>> START
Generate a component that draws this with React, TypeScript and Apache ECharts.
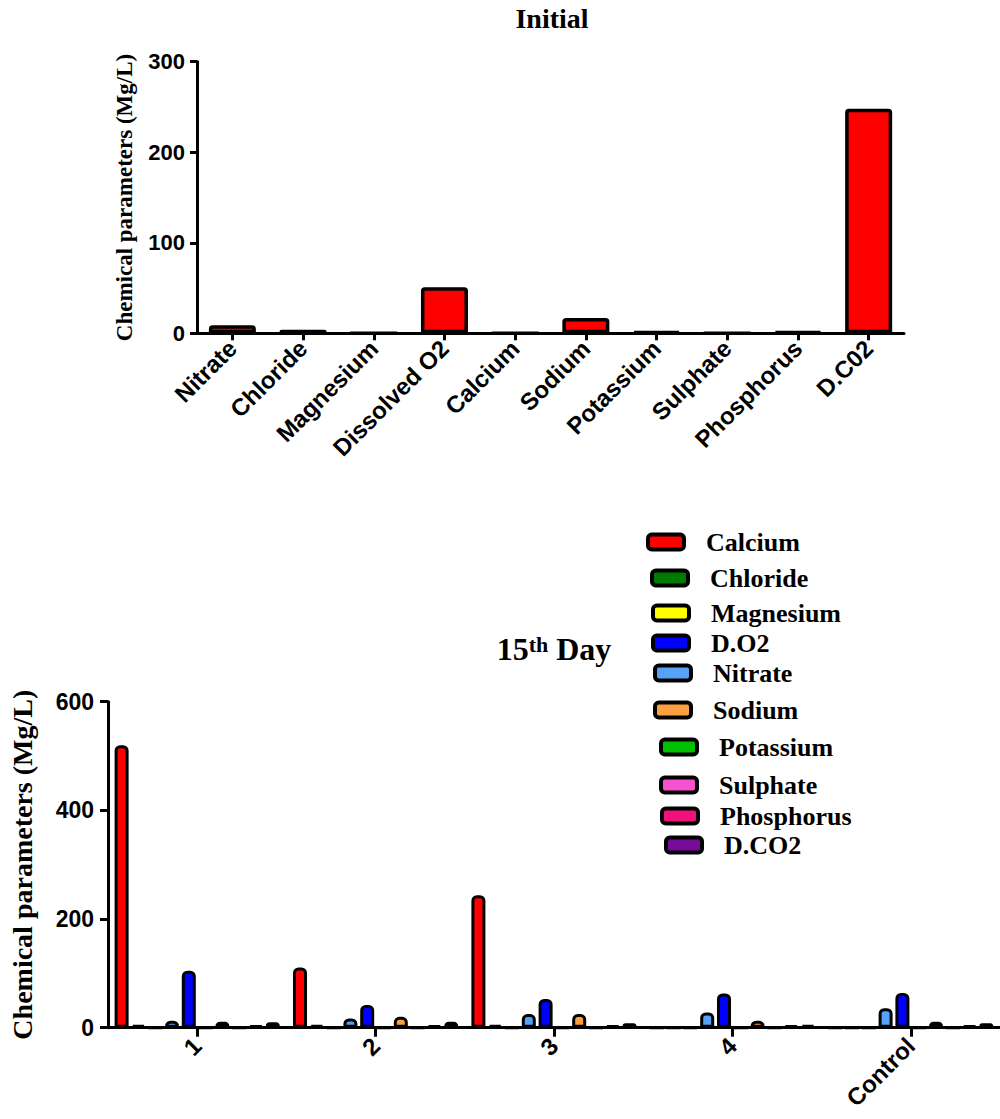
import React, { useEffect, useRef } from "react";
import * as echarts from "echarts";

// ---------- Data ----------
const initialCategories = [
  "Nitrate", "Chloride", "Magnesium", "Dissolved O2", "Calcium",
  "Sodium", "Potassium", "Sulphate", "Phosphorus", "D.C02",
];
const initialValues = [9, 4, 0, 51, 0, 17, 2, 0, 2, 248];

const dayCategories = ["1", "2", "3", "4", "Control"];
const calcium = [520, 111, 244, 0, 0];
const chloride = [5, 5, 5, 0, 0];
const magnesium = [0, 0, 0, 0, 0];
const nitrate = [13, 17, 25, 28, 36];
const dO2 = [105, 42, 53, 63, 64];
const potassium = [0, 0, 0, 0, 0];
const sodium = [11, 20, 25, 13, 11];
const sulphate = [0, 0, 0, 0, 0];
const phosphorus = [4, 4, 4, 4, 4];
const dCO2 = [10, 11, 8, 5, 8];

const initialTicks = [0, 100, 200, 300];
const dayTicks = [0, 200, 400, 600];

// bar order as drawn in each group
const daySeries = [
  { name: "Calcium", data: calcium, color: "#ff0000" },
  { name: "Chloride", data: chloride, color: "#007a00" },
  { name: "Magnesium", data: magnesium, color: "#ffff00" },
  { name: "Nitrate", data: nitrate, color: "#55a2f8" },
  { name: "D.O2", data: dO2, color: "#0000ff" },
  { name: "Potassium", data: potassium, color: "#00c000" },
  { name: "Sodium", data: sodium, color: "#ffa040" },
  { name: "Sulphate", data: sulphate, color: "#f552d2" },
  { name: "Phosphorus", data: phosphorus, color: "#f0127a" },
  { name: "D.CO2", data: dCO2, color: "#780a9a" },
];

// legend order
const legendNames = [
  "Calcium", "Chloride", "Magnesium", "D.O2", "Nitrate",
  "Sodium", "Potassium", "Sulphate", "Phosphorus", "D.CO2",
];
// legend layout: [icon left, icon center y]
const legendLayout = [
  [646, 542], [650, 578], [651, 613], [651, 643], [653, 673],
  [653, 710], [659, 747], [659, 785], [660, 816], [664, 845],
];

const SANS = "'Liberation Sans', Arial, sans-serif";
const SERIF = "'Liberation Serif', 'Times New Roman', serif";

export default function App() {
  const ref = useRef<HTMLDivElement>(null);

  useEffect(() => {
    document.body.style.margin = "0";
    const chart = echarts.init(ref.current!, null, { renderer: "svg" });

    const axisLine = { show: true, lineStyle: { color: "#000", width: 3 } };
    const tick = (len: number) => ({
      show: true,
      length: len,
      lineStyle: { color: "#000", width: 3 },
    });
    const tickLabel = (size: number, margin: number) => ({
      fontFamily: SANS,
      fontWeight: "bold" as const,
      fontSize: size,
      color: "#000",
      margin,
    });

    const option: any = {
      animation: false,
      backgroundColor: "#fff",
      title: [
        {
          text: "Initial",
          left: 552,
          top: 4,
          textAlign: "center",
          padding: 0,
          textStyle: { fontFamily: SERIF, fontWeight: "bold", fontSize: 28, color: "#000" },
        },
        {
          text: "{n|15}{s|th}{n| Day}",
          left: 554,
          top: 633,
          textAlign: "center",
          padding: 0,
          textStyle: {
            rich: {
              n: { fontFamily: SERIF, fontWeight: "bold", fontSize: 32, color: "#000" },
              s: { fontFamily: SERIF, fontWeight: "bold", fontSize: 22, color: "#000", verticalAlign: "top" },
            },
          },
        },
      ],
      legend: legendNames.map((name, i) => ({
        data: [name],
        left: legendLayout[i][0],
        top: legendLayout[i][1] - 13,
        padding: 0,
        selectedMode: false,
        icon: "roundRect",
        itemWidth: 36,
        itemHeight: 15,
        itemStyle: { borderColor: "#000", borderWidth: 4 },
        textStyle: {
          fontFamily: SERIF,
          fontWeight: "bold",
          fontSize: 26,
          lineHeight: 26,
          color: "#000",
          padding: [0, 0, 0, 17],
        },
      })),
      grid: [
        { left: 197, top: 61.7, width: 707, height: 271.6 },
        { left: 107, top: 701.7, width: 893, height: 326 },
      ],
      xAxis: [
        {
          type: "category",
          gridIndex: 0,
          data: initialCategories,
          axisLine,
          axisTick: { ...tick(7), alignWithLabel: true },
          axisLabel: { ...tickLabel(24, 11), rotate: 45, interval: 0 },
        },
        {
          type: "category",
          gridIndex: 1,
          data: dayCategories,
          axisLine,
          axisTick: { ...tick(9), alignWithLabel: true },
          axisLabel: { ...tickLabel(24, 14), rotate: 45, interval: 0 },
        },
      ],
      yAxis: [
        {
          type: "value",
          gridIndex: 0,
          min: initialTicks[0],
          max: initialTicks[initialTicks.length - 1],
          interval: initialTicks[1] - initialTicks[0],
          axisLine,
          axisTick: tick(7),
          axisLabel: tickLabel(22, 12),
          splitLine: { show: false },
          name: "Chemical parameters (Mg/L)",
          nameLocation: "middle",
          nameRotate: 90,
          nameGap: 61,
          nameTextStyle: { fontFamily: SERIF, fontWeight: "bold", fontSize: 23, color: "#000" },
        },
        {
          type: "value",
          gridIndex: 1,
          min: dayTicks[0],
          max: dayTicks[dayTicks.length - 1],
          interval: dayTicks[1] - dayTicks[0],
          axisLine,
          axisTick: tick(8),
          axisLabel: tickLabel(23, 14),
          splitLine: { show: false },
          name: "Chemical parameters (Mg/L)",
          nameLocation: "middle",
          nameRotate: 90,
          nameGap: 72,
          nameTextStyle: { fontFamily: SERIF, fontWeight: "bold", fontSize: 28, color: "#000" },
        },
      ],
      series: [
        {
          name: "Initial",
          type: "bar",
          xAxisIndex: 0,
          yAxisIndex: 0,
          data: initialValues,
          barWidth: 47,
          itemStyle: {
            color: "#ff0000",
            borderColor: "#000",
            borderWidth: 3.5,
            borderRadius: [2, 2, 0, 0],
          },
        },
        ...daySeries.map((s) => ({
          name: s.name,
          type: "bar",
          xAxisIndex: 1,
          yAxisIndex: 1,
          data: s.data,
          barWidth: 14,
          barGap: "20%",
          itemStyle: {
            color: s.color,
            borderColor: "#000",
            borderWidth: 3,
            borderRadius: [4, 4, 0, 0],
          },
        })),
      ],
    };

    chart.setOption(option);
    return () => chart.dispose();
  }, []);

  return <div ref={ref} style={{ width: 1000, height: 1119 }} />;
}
>> END
From the data above, show each line that contains "React".

Solution:
Generate a component that draws this with React, TypeScript and Apache ECharts.
import React, { useEffect, useRef } from "react";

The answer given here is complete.